I savoured the moment, and we drifted gently beneath high clouds and among the rippling reflections of the willows on the bank from whom my little canoe took her name. Eventually, I remembered that I had, properly speaking, “travelled for exercise”, and began to apply the paddle and skim forward, settling into a steady, simple, almost hypnotic rhythm. I was reminded of another favourite passage, this time from Robert Louis Stevenson’s neglected masterpiece An Inland Voyage, a passage in which he attains, while rhythmically paddling, a kind of detached equilibrium, a stupefaction, which he describes as being “as near Nirvana as would be convenient in practical life”:
To dip the paddle at the proper inclination, now right, now left; to keep the head down stream . . . to screw up the eyes against the glittering sparkles of sun upon the water . . . what a pleasure it was! What a hearty, tolerant temper did it bring about!
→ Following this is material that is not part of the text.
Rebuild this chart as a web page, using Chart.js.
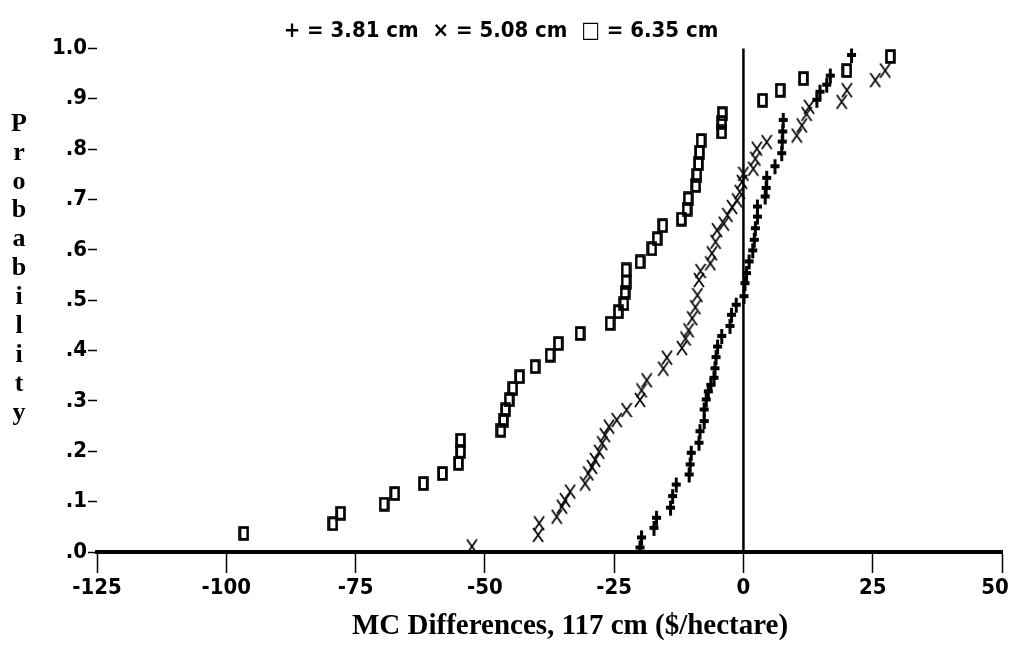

There is nothing captious about a man who has attained to this, the one possible apotheosis in life, the Apotheosis of Stupidity; and he begins to feel dignified and longaevous like a tree.
I’m not sure that anyone witnessing my efforts to get in and out of the canoe after so long a gap would have called me “dignified”; but I do know that I was a happier and wiser man by the time I had made Willow snug again and returned home.